Telle est la loi du petit écran : le comble de la désinformation, ce sont - mensonges et trucages mis à part - les informations lacunaires agrémentées d’explications fragmentaires, qui épousent l’évidence de la " juste guerre " et... le " rythme de l’actualité ".

Bref, la télévision ne se départit pas du rôle de narrateur et d’illustrateur complaisant.

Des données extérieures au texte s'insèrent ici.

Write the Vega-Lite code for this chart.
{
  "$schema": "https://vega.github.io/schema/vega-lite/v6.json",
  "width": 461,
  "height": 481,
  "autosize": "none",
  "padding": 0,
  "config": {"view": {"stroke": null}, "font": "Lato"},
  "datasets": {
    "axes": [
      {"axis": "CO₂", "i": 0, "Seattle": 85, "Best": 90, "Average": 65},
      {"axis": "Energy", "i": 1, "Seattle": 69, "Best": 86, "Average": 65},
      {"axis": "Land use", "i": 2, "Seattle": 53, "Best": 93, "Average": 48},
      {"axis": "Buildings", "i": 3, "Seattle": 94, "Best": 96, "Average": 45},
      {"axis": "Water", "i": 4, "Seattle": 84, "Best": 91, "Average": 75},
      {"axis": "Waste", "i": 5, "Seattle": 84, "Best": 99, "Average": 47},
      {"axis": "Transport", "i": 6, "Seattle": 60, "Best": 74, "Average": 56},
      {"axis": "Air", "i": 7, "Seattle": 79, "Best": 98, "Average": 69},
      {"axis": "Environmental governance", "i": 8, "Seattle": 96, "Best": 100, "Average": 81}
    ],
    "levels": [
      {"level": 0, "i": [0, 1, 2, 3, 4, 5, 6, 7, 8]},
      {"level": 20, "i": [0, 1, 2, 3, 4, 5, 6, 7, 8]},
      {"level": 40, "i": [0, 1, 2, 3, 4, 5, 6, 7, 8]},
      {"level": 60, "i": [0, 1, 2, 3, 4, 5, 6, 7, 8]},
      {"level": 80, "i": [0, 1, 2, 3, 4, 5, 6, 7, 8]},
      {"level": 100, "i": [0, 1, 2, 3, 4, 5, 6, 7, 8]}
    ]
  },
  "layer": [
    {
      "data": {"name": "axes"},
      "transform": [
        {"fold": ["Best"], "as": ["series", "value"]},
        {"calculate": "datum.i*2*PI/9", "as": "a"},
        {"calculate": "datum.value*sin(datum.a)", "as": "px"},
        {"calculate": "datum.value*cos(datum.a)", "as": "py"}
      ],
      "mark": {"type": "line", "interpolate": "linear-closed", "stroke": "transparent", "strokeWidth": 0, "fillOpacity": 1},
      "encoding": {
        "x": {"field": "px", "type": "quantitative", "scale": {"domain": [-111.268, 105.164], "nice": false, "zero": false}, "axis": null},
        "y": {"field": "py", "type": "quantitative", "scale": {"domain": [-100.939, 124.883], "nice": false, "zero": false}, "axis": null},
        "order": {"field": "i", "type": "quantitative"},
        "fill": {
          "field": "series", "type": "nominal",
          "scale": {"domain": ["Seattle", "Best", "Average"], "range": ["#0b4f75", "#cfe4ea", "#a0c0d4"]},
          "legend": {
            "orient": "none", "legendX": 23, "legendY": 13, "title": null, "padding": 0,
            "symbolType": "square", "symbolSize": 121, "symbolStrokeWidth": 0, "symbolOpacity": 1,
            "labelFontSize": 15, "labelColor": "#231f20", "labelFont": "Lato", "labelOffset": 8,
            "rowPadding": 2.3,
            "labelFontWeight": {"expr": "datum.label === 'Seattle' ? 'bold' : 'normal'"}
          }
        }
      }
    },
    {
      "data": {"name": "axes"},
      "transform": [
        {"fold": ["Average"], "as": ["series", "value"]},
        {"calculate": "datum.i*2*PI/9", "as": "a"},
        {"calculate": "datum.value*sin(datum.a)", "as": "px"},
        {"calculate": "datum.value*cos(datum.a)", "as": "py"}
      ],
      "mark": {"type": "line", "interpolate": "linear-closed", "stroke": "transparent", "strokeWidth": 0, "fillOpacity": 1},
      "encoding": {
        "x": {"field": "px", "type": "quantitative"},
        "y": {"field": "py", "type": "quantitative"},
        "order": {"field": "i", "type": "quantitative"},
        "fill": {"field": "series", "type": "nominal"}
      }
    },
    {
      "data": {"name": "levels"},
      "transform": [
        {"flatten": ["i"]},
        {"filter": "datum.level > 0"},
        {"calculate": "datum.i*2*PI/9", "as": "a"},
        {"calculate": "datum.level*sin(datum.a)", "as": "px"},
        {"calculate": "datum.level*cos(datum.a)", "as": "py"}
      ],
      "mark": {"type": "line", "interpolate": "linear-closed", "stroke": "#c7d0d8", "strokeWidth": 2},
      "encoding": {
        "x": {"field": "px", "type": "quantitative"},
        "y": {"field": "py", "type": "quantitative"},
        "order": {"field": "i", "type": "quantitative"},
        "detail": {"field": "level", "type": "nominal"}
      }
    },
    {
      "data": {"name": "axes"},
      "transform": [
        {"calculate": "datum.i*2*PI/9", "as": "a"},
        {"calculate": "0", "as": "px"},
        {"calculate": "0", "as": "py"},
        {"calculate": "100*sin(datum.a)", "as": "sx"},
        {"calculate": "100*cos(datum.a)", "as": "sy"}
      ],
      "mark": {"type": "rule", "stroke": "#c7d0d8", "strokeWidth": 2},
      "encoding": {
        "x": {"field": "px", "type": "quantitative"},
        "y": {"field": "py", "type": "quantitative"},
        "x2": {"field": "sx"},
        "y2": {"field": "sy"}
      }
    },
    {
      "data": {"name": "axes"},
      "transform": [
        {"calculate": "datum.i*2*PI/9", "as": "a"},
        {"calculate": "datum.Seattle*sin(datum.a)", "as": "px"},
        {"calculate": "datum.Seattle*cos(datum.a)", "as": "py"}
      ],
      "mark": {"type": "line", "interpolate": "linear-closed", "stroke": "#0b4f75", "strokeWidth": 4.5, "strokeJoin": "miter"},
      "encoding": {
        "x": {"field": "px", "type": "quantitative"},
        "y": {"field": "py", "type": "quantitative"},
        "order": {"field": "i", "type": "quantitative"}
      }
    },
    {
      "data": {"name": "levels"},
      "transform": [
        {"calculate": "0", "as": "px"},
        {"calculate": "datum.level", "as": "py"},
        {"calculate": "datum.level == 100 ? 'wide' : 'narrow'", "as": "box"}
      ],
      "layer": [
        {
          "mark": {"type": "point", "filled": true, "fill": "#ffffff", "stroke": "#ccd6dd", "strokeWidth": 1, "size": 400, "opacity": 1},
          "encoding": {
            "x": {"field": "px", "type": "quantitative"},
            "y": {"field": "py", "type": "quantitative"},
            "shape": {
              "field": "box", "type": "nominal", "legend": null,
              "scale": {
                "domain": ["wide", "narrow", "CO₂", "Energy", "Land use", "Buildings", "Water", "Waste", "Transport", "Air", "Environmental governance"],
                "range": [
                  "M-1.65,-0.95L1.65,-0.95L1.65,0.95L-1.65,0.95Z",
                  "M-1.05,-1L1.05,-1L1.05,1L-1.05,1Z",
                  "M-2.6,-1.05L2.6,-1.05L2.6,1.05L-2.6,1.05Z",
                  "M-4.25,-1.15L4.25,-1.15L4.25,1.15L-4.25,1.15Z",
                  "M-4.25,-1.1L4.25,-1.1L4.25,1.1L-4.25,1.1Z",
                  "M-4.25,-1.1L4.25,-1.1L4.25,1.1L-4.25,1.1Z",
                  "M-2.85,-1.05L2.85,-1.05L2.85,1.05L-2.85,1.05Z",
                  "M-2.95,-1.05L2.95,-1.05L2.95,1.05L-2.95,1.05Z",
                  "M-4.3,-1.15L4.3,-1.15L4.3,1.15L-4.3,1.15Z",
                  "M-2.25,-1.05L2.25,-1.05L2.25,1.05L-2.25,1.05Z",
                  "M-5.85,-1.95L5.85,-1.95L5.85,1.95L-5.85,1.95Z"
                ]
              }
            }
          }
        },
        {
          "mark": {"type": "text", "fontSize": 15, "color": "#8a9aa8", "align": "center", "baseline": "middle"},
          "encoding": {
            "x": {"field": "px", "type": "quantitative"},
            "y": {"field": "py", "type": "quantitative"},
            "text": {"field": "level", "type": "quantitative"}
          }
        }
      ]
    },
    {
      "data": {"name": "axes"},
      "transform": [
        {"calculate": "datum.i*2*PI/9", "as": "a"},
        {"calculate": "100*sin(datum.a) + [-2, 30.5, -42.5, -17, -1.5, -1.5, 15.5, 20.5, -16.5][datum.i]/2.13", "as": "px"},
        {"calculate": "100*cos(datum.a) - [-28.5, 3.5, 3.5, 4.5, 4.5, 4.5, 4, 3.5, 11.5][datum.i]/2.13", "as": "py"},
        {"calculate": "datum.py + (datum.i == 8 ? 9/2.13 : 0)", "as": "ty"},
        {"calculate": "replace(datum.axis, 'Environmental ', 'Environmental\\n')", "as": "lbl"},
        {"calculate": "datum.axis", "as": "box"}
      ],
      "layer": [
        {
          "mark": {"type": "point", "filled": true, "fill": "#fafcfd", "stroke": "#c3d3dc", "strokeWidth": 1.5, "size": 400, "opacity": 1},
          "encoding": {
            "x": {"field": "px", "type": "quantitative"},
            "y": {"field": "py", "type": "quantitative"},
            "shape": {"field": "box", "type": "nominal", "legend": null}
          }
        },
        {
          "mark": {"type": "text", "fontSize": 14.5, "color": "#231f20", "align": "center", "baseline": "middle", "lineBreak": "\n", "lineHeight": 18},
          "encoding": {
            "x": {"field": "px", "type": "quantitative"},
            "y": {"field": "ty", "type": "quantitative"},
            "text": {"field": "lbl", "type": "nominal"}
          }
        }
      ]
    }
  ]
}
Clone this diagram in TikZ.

... Et comme " seule la victoire et belle ", depuis la chute de Kaboul, toutes les informations qui contrarient l’enthousiasme de rigueur seront mentionnées (quand elles le seront...), sans faire l’objet de commentaires trop désobligeants : le soutien apporté par le gouvernement américain à la politique d’Ariel Sharon sera classé sous une autre rubrique, les menaces d’interventions dans tous les pays dont ce même gouvernement dresse et modifie la liste à son gré n’impliquera aucun réexamen de la notion de " légitime défense ", les victimes civiles seront à peine mentionnées et les massacres de prisonniers de guerre ne feront l’objet que de quelques questions ...etc. etc...

...

Essayons d’être juste. Il serait faux d’affirmer que les médias dominants ont épousé la propagande de guerre de la « Sainte Alliance » : ils se sont contentés d’apporter à cette guerre le renfort de leur propre propagande.

Une propagande qui appelle une critique intransigeante et vigilante. Intransigeante, dans la mesure où les machines médiatiques font office d’auxiliaires de la guerre sans fin des grandes puissances, même si nombre de journalistes tentent de se soustraire à cette fonction. Vigilante, dans la mesure où les débats dans lesquels les tenanciers des médias nous concèdent parfois d’intervenir sont médiatiquement orchestrés pour légitimer - démocratiquement - leurs options guerrières.

Henri Maler, 2 décembre 2001.

Paru dans la Revue d’Etudes Palestiniennes, n° 82, nouvelle série, hiver 2002, pp. 28-33.